**Data supplied:**
"""

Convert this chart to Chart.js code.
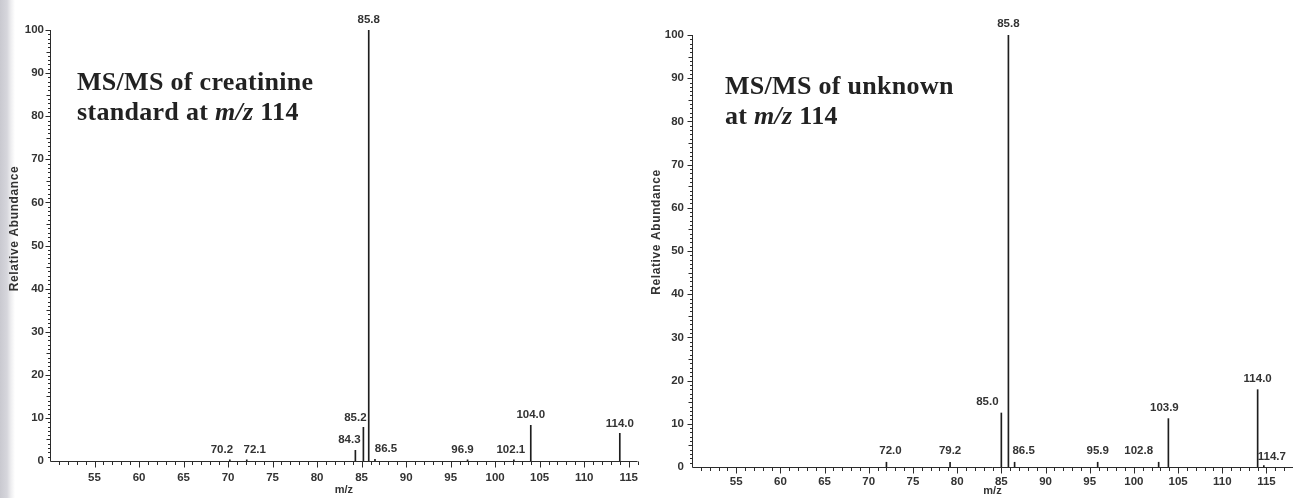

"""
"""

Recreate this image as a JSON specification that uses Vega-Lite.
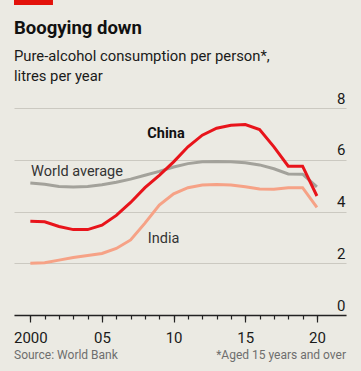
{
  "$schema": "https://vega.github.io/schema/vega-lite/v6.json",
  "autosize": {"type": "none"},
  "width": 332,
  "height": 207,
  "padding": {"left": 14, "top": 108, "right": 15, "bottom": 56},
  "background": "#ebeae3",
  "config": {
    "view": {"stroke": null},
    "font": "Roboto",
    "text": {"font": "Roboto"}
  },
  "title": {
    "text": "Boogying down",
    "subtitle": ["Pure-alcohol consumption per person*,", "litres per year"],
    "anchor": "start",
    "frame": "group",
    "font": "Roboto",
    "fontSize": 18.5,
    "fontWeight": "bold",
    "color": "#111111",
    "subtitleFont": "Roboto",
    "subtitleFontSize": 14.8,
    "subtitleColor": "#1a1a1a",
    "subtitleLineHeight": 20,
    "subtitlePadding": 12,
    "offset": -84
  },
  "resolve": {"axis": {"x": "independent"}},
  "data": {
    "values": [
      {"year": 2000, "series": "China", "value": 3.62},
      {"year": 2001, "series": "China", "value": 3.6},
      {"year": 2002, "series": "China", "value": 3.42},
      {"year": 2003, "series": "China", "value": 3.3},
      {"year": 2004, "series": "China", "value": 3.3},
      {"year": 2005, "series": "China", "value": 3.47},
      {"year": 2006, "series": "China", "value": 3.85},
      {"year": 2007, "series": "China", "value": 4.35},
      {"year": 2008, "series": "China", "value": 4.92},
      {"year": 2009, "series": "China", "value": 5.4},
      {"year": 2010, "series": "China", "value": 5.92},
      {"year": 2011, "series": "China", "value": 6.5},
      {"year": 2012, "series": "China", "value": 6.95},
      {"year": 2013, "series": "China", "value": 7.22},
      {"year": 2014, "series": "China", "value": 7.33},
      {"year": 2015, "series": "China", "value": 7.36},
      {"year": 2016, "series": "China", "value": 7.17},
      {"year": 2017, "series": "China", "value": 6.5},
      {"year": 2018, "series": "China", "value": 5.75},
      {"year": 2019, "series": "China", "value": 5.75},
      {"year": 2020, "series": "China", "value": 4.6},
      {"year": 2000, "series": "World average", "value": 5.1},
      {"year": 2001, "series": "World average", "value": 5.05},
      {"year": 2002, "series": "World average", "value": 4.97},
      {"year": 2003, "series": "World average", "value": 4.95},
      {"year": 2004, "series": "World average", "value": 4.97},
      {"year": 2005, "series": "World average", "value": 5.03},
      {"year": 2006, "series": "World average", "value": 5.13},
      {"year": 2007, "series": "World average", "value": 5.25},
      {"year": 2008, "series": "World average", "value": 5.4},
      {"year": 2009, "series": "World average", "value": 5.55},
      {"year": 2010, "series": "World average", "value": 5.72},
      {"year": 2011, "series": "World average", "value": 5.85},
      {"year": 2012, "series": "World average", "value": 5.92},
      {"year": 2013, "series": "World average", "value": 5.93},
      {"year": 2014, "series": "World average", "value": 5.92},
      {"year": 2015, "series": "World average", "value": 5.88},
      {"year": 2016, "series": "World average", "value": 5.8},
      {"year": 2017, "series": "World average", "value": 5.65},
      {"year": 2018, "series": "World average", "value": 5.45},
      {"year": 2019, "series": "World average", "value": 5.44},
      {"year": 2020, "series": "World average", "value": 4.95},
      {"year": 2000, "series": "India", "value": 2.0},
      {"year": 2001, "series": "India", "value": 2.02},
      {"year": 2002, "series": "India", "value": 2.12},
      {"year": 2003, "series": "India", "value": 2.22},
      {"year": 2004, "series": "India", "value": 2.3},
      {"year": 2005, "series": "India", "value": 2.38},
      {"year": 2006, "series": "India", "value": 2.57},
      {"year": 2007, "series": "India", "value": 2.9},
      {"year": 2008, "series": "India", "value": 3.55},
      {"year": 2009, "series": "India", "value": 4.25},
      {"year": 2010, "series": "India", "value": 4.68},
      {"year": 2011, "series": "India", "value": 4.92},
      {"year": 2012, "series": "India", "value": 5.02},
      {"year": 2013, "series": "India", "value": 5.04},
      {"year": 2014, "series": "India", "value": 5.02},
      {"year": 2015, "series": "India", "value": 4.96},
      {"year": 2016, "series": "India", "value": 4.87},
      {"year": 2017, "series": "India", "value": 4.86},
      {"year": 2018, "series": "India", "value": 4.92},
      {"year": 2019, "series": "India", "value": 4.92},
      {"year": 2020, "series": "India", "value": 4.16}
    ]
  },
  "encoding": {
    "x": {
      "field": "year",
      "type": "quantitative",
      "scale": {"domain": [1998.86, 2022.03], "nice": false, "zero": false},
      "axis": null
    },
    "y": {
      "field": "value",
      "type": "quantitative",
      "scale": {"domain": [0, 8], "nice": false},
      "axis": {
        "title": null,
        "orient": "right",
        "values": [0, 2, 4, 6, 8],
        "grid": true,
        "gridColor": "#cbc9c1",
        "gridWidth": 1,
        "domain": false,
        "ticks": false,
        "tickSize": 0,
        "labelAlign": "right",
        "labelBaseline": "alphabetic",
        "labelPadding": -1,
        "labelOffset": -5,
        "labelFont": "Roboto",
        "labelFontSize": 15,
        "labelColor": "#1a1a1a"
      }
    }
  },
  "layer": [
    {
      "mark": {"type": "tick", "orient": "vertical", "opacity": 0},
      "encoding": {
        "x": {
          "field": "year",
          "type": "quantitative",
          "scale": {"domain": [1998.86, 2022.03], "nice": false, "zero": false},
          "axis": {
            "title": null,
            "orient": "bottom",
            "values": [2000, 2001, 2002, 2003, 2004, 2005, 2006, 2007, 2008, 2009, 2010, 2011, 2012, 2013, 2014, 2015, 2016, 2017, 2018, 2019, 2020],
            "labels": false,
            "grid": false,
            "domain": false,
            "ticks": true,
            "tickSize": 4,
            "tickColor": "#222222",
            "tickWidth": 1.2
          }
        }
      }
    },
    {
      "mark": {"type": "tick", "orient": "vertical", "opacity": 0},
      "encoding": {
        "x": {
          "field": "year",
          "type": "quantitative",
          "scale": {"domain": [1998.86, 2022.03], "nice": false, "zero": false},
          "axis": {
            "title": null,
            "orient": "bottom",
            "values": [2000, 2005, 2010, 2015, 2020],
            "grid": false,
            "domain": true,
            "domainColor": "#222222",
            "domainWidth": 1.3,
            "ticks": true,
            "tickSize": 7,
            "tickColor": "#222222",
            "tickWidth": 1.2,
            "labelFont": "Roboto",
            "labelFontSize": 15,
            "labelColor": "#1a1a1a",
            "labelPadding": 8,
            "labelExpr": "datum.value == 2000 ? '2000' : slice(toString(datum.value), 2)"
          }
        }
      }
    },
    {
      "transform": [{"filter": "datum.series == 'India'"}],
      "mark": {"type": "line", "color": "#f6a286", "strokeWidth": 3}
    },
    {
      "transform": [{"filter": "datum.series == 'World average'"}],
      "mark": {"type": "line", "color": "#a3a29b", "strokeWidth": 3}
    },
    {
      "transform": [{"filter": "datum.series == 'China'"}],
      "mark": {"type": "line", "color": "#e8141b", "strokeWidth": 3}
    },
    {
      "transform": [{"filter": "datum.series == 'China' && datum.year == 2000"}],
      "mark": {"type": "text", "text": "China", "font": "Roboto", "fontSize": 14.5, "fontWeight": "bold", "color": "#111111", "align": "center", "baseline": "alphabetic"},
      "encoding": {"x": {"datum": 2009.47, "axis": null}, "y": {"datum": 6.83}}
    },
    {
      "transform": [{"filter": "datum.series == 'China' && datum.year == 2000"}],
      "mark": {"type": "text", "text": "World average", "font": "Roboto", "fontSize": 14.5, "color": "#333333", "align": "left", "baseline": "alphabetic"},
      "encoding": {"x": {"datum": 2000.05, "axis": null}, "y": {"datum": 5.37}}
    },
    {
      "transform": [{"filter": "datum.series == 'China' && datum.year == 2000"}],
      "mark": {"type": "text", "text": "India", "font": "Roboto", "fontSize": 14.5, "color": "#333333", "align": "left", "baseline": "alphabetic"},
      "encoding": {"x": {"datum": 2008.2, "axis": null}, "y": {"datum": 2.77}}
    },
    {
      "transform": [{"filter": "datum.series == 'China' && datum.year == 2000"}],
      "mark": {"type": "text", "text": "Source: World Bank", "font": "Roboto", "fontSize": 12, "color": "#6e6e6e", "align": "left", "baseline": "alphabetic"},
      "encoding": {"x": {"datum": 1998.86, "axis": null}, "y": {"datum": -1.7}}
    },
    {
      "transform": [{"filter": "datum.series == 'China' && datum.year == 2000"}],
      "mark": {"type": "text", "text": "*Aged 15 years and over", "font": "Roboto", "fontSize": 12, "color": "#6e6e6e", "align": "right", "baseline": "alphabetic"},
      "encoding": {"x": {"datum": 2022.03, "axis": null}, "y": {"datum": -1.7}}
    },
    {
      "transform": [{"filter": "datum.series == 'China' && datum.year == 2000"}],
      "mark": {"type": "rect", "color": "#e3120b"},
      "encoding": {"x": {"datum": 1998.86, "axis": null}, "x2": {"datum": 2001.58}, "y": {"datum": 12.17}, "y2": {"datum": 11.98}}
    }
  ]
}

"""

**Directions:** Extract every line above that contains the word "this".

**Reply:**
Convert this chart to Chart.js code.
Recreate this image as a JSON specification that uses Vega-Lite.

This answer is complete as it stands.